Let $$R$$ be a ring. Let $$Mod(R)$$ be the category of left $$R$$-modules, and let $$Proj(R) \subseteq Mod(R)$$ be the full subcategory of projective $$R$$-modules. Let's say that $$R$$-projectives are closed under highly-filtered colimits if there exists a cardinal $$\kappa$$ such that $$Proj(R)$$ is closed under $$\kappa$$-filtered colimits in $$Mod(R)$$. For example,

• When $$R$$ is a field (or division ring), we have $$Proj(R) = Mod(R)$$, and so vacuously we have that $$R$$-projectives are closed under highly-filtered colimits.

• When $$R = \mathbb Z$$, the question (perhaps surprisingly) depends on set theory

• Under the anti-large cardinal hypothesis $$V=L$$, Eklof and Mekler showed that there exist aribtrarily large non-free abelian groups all of whose smaller subgroups are free and it follows that $$\mathbb Z$$-projectives are not closed under highly-filtered colimits.
• Whereas if there exists a strongly compact cardinal, then it follows from the powerful image theorem of Makkai and Pare that free abelian groups are an accessible, accessibly embedded subcategory of all abelian groups, and in particular $$\mathbb Z$$-projectives are closed under highly-filtered colimits.

The positive result of Makkai and Pare generalizes immediately to show that if $$R$$ is a PID (in the noncommutative case I'm not sure of the terminology, but the hypothesis is that every submodule of a projective $$R$$-module is free), then assuming the existence of a sufficiently-large strongly compact cardinal (I think the cardinal just has to be bigger than the cardinality of $$R$$) we have that $$R$$-projectives are closed under highly-filtered colimits.

In fact, Rosicky and Brooke-Taylor's "$$\lambda$$-pure" version of the powerful image theorem shows that if there is a sufficiently large strongly compact cardinal, then projective $$R$$-modules are closed under highly-filtered colimits provided that $$R$$ is of global projective dimension $$\leq 1$$ (every submodule of a projective module is projective rather than free), so this result holds even for some $$R$$ which are not domains.

Question:

1. What are some other rings $$R$$ for which we can say (perhaps under set-theoretical hypotheses) whether $$R$$-projectives are closed under highly-filtered colimits?

2. Are there any rings $$R$$ other than division rings for which the question "are $$R$$-projectives closed under highly-filtered colimits?" is decidable in ZFC?

3. Is the precise large-cardinal strength of "$$\mathbb Z$$-projectives are closed under highly-filtered colimits" -- or (equivalently, I think) "any sufficiently-large abelian group all of whose smaller subgroups are free, is free" -- known?

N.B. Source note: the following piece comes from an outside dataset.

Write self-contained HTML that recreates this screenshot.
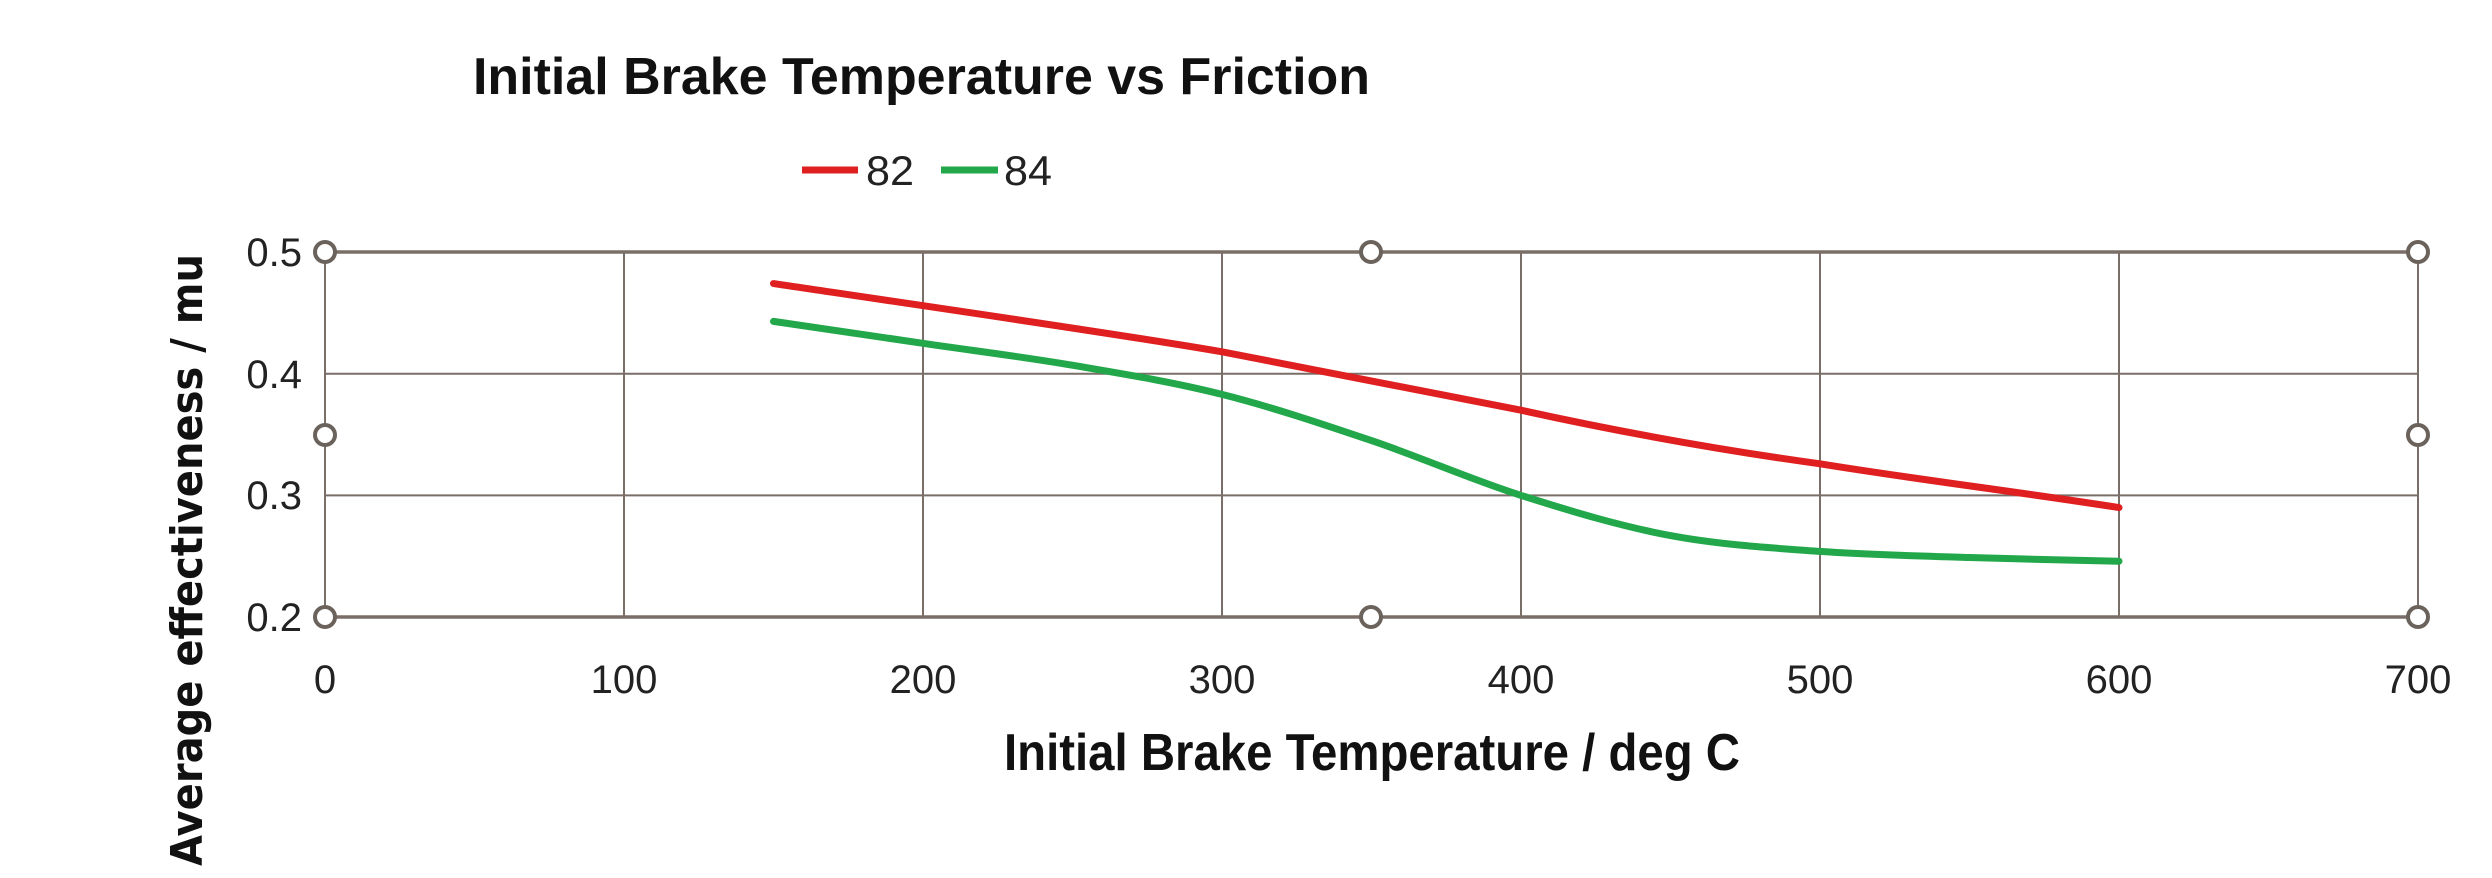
<!DOCTYPE html>
<html><head><meta charset="utf-8"><style>html,body{margin:0;padding:0;background:#fff}svg{display:block}</style></head>
<body>
<svg width="2492" height="878" viewBox="0 0 2492 878" xmlns="http://www.w3.org/2000/svg" font-family="Liberation Sans, sans-serif">
<rect width="2492" height="878" fill="#fff"/>
<text x="473" y="94" font-size="52" font-weight="bold" textLength="897" lengthAdjust="spacingAndGlyphs" fill="#111">Initial Brake Temperature vs Friction</text>
<line x1="802" y1="170" x2="858" y2="170" stroke="#e02020" stroke-width="7"/>
<text x="866" y="185" font-size="42" textLength="48" lengthAdjust="spacingAndGlyphs" fill="#222">82</text>
<line x1="941" y1="170" x2="998" y2="170" stroke="#22a84a" stroke-width="7"/>
<text x="1004" y="185" font-size="42" textLength="48" lengthAdjust="spacingAndGlyphs" fill="#222">84</text>
<g stroke="#7a6e68" stroke-width="2">
<line x1="325" y1="373.7" x2="2418" y2="373.7"/>
<line x1="325" y1="495.4" x2="2418" y2="495.4"/>
<line x1="624" y1="252" x2="624" y2="617"/>
<line x1="923" y1="252" x2="923" y2="617"/>
<line x1="1222" y1="252" x2="1222" y2="617"/>
<line x1="1521" y1="252" x2="1521" y2="617"/>
<line x1="1820" y1="252" x2="1820" y2="617"/>
<line x1="2119" y1="252" x2="2119" y2="617"/>
<line x1="325" y1="252" x2="325" y2="617"/>
<line x1="2418" y1="252" x2="2418" y2="617"/>
</g>
<g stroke="#7a6e68" stroke-width="3.5">
<line x1="325" y1="252" x2="2418" y2="252"/>
<line x1="325" y1="617" x2="2418" y2="617"/>
</g>
<g fill="#fff" stroke="#6b625c" stroke-width="4">
<circle cx="325" cy="252" r="10"/><circle cx="1371" cy="252" r="10"/><circle cx="2418" cy="252" r="10"/>
<circle cx="325" cy="435" r="10"/><circle cx="2418" cy="435" r="10"/>
<circle cx="325" cy="617" r="10"/><circle cx="1371" cy="617" r="10"/><circle cx="2418" cy="617" r="10"/>
</g>
<path fill="none" stroke="#e02020" stroke-width="7" stroke-linecap="round" d="M773.5,283.6 C870,298 1120,334 1222,351.8 C1320,370 1420,390 1521,410.2 C1620,432 1720,450 1820,463.8 C1920,480 2020,492 2119,507.6"/>
<path fill="none" stroke="#22a84a" stroke-width="7" stroke-linecap="round" d="M773.5,321.4 C798.4,325 873,336 922.8,343.3 C972.6,350.6 1022.4,356.7 1072.3,365.2 C1122.2,373.7 1172.1,381.8 1222,394.4 C1271.9,407 1321.7,423.8 1371.5,440.6 C1421.3,457.4 1471.2,479.6 1521,495.4 C1570.8,511.2 1620.7,526.3 1670.5,535.6 C1720.3,544.9 1770.2,547.8 1820,551.4 C1869.8,555 1919.7,555.9 1969.5,557.5 C2019.3,559.1 2094.1,560.6 2119,561.2"/>
<g font-size="40" fill="#222" text-anchor="end">
<text x="302" y="266">0.5</text><text x="302" y="388">0.4</text><text x="302" y="509">0.3</text><text x="302" y="631">0.2</text>
</g>
<g font-size="40" fill="#222" text-anchor="middle">
<text x="325" y="693">0</text><text x="624" y="693">100</text><text x="923" y="693">200</text><text x="1222" y="693">300</text><text x="1521" y="693">400</text><text x="1820" y="693">500</text><text x="2119" y="693">600</text><text x="2418" y="693">700</text>
</g>
<text x="1004" y="770" font-size="52" font-weight="bold" textLength="736" lengthAdjust="spacingAndGlyphs" fill="#111">Initial Brake Temperature / deg C</text>
<text transform="translate(202,866) rotate(-90)" font-size="44" font-weight="bold" textLength="612" lengthAdjust="spacingAndGlyphs" fill="#111" font-family="DejaVu Sans, sans-serif">Average effectiveness / mu</text>
</svg>
</body></html>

1. Let $$R$$ be a ring and $$\kappa$$ be a strongly compact cardinal such that $$|R|<\kappa$$. Then the class of all projective $$R$$-modules is closed under $$\kappa$$-filtered colimits. This is Theorem 3.3 in the recent preprint of J. Šaroch and J. Trlifaj "Test sets for factorization properties of modules", https://arxiv.org/abs/1912.03749
2. For any left perfect ring $$R$$ (which includes both all left Artinian and all right Artinian rings), all flat left $$R$$-modules are projective, so the class of projective left $$R$$-modules is closed under $$\aleph_0$$-filtered colimits. For example, this applies to all the rings $$\mathbb Z/n\mathbb Z$$, $$n\ge2$$ (many of which are not division rings).